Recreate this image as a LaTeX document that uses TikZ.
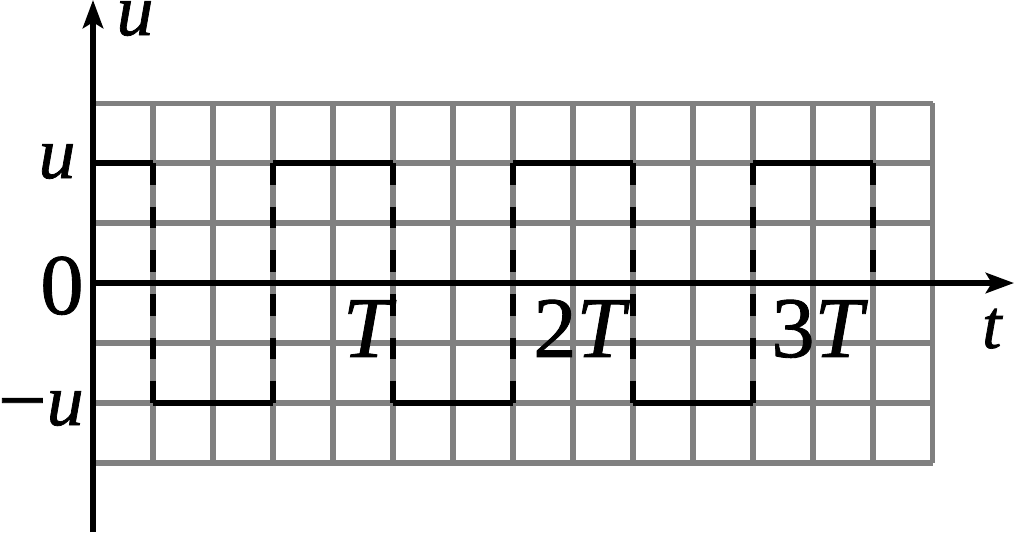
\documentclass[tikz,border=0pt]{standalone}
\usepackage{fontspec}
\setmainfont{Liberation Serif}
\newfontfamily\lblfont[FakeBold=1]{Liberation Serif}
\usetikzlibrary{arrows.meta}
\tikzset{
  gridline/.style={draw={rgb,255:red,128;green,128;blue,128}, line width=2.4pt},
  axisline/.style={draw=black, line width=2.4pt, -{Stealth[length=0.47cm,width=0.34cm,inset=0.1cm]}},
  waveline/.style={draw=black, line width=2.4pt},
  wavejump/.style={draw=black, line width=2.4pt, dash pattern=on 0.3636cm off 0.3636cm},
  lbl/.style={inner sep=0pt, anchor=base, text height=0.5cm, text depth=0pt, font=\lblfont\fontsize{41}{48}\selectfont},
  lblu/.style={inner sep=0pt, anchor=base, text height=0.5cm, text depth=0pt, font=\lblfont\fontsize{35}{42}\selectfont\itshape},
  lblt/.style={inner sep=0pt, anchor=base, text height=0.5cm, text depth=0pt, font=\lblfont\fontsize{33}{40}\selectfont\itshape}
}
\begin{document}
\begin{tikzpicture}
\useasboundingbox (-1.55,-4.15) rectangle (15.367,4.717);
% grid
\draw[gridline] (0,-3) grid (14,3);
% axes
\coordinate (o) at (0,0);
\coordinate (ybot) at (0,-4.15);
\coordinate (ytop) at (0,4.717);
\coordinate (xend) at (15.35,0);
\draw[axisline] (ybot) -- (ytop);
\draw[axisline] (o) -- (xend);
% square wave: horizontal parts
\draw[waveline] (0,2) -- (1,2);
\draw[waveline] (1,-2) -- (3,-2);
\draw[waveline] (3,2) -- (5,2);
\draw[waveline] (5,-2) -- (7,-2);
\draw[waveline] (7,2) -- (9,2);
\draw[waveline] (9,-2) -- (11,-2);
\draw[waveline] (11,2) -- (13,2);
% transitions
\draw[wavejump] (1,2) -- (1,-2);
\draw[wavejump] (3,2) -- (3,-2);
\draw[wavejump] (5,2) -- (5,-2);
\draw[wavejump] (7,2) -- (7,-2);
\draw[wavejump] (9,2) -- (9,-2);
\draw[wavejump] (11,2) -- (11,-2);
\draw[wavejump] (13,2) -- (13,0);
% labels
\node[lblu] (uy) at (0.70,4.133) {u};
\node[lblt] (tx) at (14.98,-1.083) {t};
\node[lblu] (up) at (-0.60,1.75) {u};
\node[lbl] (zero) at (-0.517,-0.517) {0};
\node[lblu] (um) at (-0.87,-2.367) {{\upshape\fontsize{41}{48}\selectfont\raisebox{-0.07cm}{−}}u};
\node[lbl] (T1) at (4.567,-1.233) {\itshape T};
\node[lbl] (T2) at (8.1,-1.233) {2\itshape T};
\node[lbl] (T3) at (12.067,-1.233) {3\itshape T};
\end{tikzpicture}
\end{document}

EXERCISE PROMPT: Write the full listing out again with every line unchanged, but include no pictures.

RESULT:
Recreate this image as a LaTeX document that uses TikZ.
\documentclass[tikz,border=0pt]{standalone}
\usepackage{fontspec}
\setmainfont{Liberation Serif}
\newfontfamily\lblfont[FakeBold=1]{Liberation Serif}
\usetikzlibrary{arrows.meta}
\tikzset{
  gridline/.style={draw={rgb,255:red,128;green,128;blue,128}, line width=2.4pt},
  axisline/.style={draw=black, line width=2.4pt, -{Stealth[length=0.47cm,width=0.34cm,inset=0.1cm]}},
  waveline/.style={draw=black, line width=2.4pt},
  wavejump/.style={draw=black, line width=2.4pt, dash pattern=on 0.3636cm off 0.3636cm},
  lbl/.style={inner sep=0pt, anchor=base, text height=0.5cm, text depth=0pt, font=\lblfont\fontsize{41}{48}\selectfont},
  lblu/.style={inner sep=0pt, anchor=base, text height=0.5cm, text depth=0pt, font=\lblfont\fontsize{35}{42}\selectfont\itshape},
  lblt/.style={inner sep=0pt, anchor=base, text height=0.5cm, text depth=0pt, font=\lblfont\fontsize{33}{40}\selectfont\itshape}
}
\begin{document}
\begin{tikzpicture}
\useasboundingbox (-1.55,-4.15) rectangle (15.367,4.717);
% grid
\draw[gridline] (0,-3) grid (14,3);
% axes
\coordinate (o) at (0,0);
\coordinate (ybot) at (0,-4.15);
\coordinate (ytop) at (0,4.717);
\coordinate (xend) at (15.35,0);
\draw[axisline] (ybot) -- (ytop);
\draw[axisline] (o) -- (xend);
% square wave: horizontal parts
\draw[waveline] (0,2) -- (1,2);
\draw[waveline] (1,-2) -- (3,-2);
\draw[waveline] (3,2) -- (5,2);
\draw[waveline] (5,-2) -- (7,-2);
\draw[waveline] (7,2) -- (9,2);
\draw[waveline] (9,-2) -- (11,-2);
\draw[waveline] (11,2) -- (13,2);
% transitions
\draw[wavejump] (1,2) -- (1,-2);
\draw[wavejump] (3,2) -- (3,-2);
\draw[wavejump] (5,2) -- (5,-2);
\draw[wavejump] (7,2) -- (7,-2);
\draw[wavejump] (9,2) -- (9,-2);
\draw[wavejump] (11,2) -- (11,-2);
\draw[wavejump] (13,2) -- (13,0);
% labels
\node[lblu] (uy) at (0.70,4.133) {u};
\node[lblt] (tx) at (14.98,-1.083) {t};
\node[lblu] (up) at (-0.60,1.75) {u};
\node[lbl] (zero) at (-0.517,-0.517) {0};
\node[lblu] (um) at (-0.87,-2.367) {{\upshape\fontsize{41}{48}\selectfont\raisebox{-0.07cm}{−}}u};
\node[lbl] (T1) at (4.567,-1.233) {\itshape T};
\node[lbl] (T2) at (8.1,-1.233) {2\itshape T};
\node[lbl] (T3) at (12.067,-1.233) {3\itshape T};
\end{tikzpicture}
\end{document}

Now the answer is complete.